Je suis admirateur inconditionnel de Baudoin. Chacun de ses livres m’aide à mieux percevoir la beauté et la poésie du monde. Voire, simplement, à ne pas oublier que la beauté et la poésie du monde peuvent être perçues, et donc à ne pas devenir fou (pour mémoire, une archive au Fond du Tiroir où je reproduisais une page des Fleurs de cimetière, 2020, qui demandait « Combien d’enfants sont abusés, violés, et se « débrouillent » ensuite dans la vie avec cette blessure qui ne peut pas cicatriser ? Beaucoup, trop, de mes amies m’ont confié avoir vécu cette horreur. Toujours, alors, la honte d’être du même sexe que le violeur m’a submergé. »).

Or dans cet Amatlan (L’association, 2009), Baudoin racontait son histoire d’amour avec Neige Sinno, sa cadette de 35 ans. Il la rencontre alors qu’elle sort, encore à vif, de l’adolescence. Elle fait des études de lettres, prépare une thèse sur Le Clézio, ami niçois de Baudoin, et veut devenir écrivain.
Il l’aime : j’imagine qu’il veut faire avec elle ce que ses livres me font, lui rappeler que la beauté et la poésie du monde sont accessibles. Il l’incite à porter l’affaire de son viol au tribunal afin de la purger, ce qu’elle fera, et surtout, lui qui ne fait (quasi) jamais autre chose que de l’autobiographie, il l’incite à écrire son histoire. Elle est réticente, pour les mêmes raisons qu’en 2023.

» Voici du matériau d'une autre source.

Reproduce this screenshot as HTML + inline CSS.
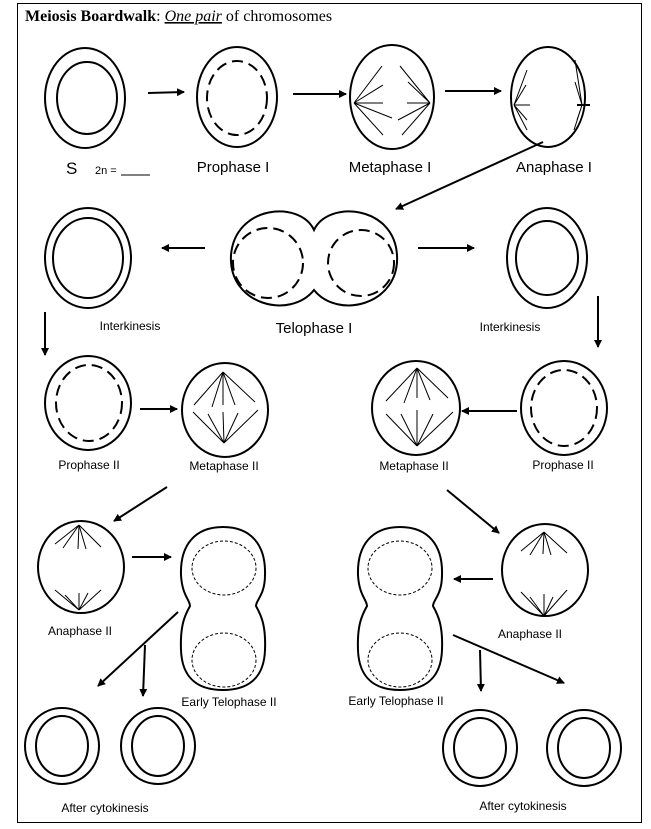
<!DOCTYPE html>
<html><head><style>
html,body{margin:0;padding:0;background:#fff}
svg{display:block}
text{font-family:"Liberation Sans",Arial,sans-serif;fill:#000}
</style></head><body>
<svg width="651" height="829" viewBox="0 0 651 829" xmlns="http://www.w3.org/2000/svg">
<defs><marker id="a" markerWidth="8" markerHeight="8" refX="7" refY="4" orient="auto" markerUnits="userSpaceOnUse"><path d="M0,0 L8,4 L0,8 z" fill="#000"/></marker></defs>
<rect x="17.5" y="3.5" width="624" height="819" fill="none" stroke="#000" stroke-width="1"/>
<text x="25" y="21" font-family="Liberation Serif" style="font-family:'Liberation Serif',serif" font-size="16"><tspan font-weight="bold">Meiosis Boardwalk</tspan>: <tspan font-style="italic" text-decoration="underline">One pair</tspan> of chromosomes</text>
<g fill="none" stroke="#000" stroke-width="2">
<!-- row1 -->
<ellipse cx="85" cy="98" rx="40" ry="50"/><ellipse cx="87" cy="98" rx="30" ry="36"/>
<ellipse cx="237" cy="97" rx="40" ry="50"/><ellipse cx="237" cy="98" rx="30" ry="37" stroke-dasharray="11,6"/>
<ellipse cx="392" cy="97" rx="42" ry="52"/>
<ellipse cx="548" cy="97" rx="37" ry="50"/>
<line x1="148" y1="93" x2="184" y2="92" marker-end="url(#a)"/>
<line x1="293" y1="94" x2="346" y2="94" marker-end="url(#a)"/>
<line x1="445" y1="91" x2="501" y2="91" marker-end="url(#a)"/>
<line x1="543" y1="142" x2="396" y2="209" marker-end="url(#a)"/>
<!-- row2 -->
<ellipse cx="88" cy="258" rx="43" ry="50"/><ellipse cx="88" cy="258" rx="35" ry="40"/>
<path d="M314,230 C300,200 235,205 231,255 C228,305 290,320 314,290 C338,320 400,305 397,255 C394,205 328,200 314,230 Z"/>
<circle cx="268" cy="263" r="35" stroke-dasharray="11,6"/>
<circle cx="361" cy="263" r="33" stroke-dasharray="11,6"/>
<ellipse cx="547" cy="258" rx="40" ry="50"/><ellipse cx="547" cy="258" rx="31" ry="37"/>
<line x1="205" y1="248" x2="162" y2="248" marker-end="url(#a)"/>
<line x1="418" y1="248" x2="474" y2="248" marker-end="url(#a)"/>
<line x1="45" y1="312" x2="45" y2="355" marker-end="url(#a)"/>
<line x1="598" y1="296" x2="598" y2="347" marker-end="url(#a)"/>
<!-- row3 -->
<ellipse cx="88" cy="403" rx="43" ry="47"/><ellipse cx="89" cy="403" rx="33" ry="38" stroke-dasharray="11,6"/>
<ellipse cx="225" cy="410" rx="43" ry="47"/>
<ellipse cx="416" cy="408" rx="44" ry="47"/>
<ellipse cx="564" cy="408" rx="43" ry="47"/><ellipse cx="564" cy="408" rx="33" ry="38" stroke-dasharray="11,6"/>
<line x1="140" y1="409" x2="177" y2="409" marker-end="url(#a)"/>
<line x1="517" y1="411" x2="462" y2="411" marker-end="url(#a)"/>
<line x1="167" y1="487" x2="114" y2="521" marker-end="url(#a)"/>
<line x1="447" y1="490" x2="499" y2="533" marker-end="url(#a)"/>
<!-- row4 -->
<ellipse cx="81" cy="567" rx="43" ry="46"/>
<ellipse cx="545" cy="570" rx="43" ry="46"/>
<path d="M223,527 C195,527 180,545 181,575 C182,595 190,600 190,606 C185,615 180,625 181,650 C182,680 200,690 223,690 C246,690 264,680 265,650 C266,625 261,615 256,606 C256,600 265,595 265,575 C266,545 251,527 223,527 Z"/>
<path d="M400,527 C372,527 357,545 358,575 C359,595 367,600 367,606 C362,615 357,625 358,650 C359,680 377,690 400,690 C423,690 441,680 442,650 C443,625 438,615 433,606 C433,600 442,595 442,575 C443,545 428,527 400,527 Z"/>
<line x1="132" y1="557" x2="171" y2="557" marker-end="url(#a)"/>
<line x1="493" y1="579" x2="454" y2="579" marker-end="url(#a)"/>
<line x1="178" y1="612" x2="98" y2="686" marker-end="url(#a)"/>
<line x1="145" y1="645" x2="143" y2="696" marker-end="url(#a)"/>
<line x1="480" y1="650" x2="481" y2="691" marker-end="url(#a)"/>
<line x1="453" y1="635" x2="564" y2="683" marker-end="url(#a)"/>
<!-- bottom -->
<ellipse cx="62" cy="746" rx="37" ry="38"/><ellipse cx="62" cy="746" rx="26" ry="30"/>
<ellipse cx="158" cy="746" rx="37" ry="38"/><ellipse cx="158" cy="746" rx="26" ry="30"/>
<ellipse cx="480" cy="748" rx="37" ry="38"/><ellipse cx="480" cy="748" rx="26" ry="30"/>
<ellipse cx="584" cy="748" rx="37" ry="38"/><ellipse cx="584" cy="748" rx="26" ry="30"/>
</g>
<g fill="none" stroke="#000" stroke-width="1" stroke-dasharray="3,2">
<ellipse cx="224" cy="568" rx="32" ry="27"/><ellipse cx="224" cy="660" rx="32" ry="27"/>
<ellipse cx="400" cy="568" rx="32" ry="27"/><ellipse cx="400" cy="660" rx="32" ry="27"/>
</g>
<g stroke="#000" stroke-width="1" fill="none">
<!-- metaphase I -->
<path d="M354,103 L382,66 M354,103 L383,85 M354,103 L383,103 M354,103 L392,118 M354,103 L383,135"/>
<path d="M430,103 L400,66 M430,103 L408,82 M430,103 L407,103 M430,103 L398,120 M430,103 L402,135"/>
<!-- anaphase I -->
<path d="M514,105 L527,70 M514,105 L526,85 M514,105 L530,105 M514,105 L527,120 M514,105 L527,130"/>
<path d="M582,105 L575,60 M582,105 L575,82 M582,105 L574,130 M582,105 L577,120"/>
<line x1="577" y1="105" x2="590" y2="105" stroke-width="2"/>
<!-- metaphase II left -->
<path d="M223,372 L194,405 M223,372 L212,407 M223,372 L223,405 M223,372 L235,405 M223,372 L255,402"/>
<path d="M224,443 L193,412 M224,443 L208,414 M224,443 L223,412 M224,443 L238,413 M224,443 L258,410"/>
<!-- metaphase II right -->
<path d="M417,368 L386,401 M417,368 L404,403 M417,368 L417,398 M417,368 L430,400 M417,368 L448,398"/>
<path d="M417,446 L386,414 M417,446 L401,414 M417,446 L417,410 M417,446 L433,414 M417,446 L453,412"/>
<!-- anaphase II left -->
<path d="M79,525 L55,544 M79,525 L63,548 M79,525 L78,549 M79,525 L86,549 M79,525 L101,547"/>
<path d="M79,610 L55,590 M79,610 L65,595 M79,610 L79,593 M79,610 L88,593 M79,610 L101,590"/>
<!-- anaphase II right -->
<path d="M544,532 L521,551 M544,532 L530,555 M544,532 L543,554 M544,532 L551,555 M544,532 L567,553"/>
<path d="M544,616 L521,592 M544,616 L530,597 M544,616 L544,594 M544,616 L553,597 M544,616 L567,590"/>
</g>
<g font-size="15" text-anchor="middle">
<text x="233" y="172">Prophase I</text>
<text x="390" y="172">Metaphase I</text>
<text x="554" y="172">Anaphase I</text>
<text x="314" y="333">Telophase I</text>
</g>
<text x="66" y="174" font-size="17">S</text>
<text x="95" y="174" font-size="11">2n =</text>
<line x1="121" y1="175" x2="150" y2="175" stroke="#000" stroke-width="1"/>
<g font-size="12" text-anchor="middle">
<text x="130" y="330">Interkinesis</text>
<text x="510" y="331">Interkinesis</text>
<text x="89" y="469">Prophase II</text>
<text x="224" y="470">Metaphase II</text>
<text x="414" y="470">Metaphase II</text>
<text x="563" y="469">Prophase II</text>
<text x="80" y="635">Anaphase II</text>
<text x="530" y="638">Anaphase II</text>
<text x="229" y="706">Early Telophase II</text>
<text x="396" y="705">Early Telophase II</text>
<text x="105" y="812">After cytokinesis</text>
<text x="523" y="810">After cytokinesis</text>
</g>
</svg>
</body></html>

Dans ce livre, il dessine, elle écrit, ils échangent.
Lui : « Encore une fois un livre… Pour dire quoi ? (…) La création ne commence pas quand on arrive devant notre précipice mais quand on y descend.« 
Elle : « Edmond veut me laver du viol. (…) Ah, tu veux de l’autobiographie. Tu trouves que je n’écris pas assez sur moi-même, que je transforme, que je déguise, alors (…) faisons de l’autobiographie, et qu’on en finisse. [Mais] Je n’écrirai pas sur ces choses dans mes livres. J’ai plus d’ambition que ça. J’ai des choses plus intéressantes à dire. (…) Je suis bien plus que ma vie, bien plus que toute cette merde pourrie. »

« Je suis bien plus que ma vie. » Nous sommes à la fois notre vie, et nous sommes autre chose. Quelle phrase formidable ! Qui ne protègera pourtant pas des malentendus.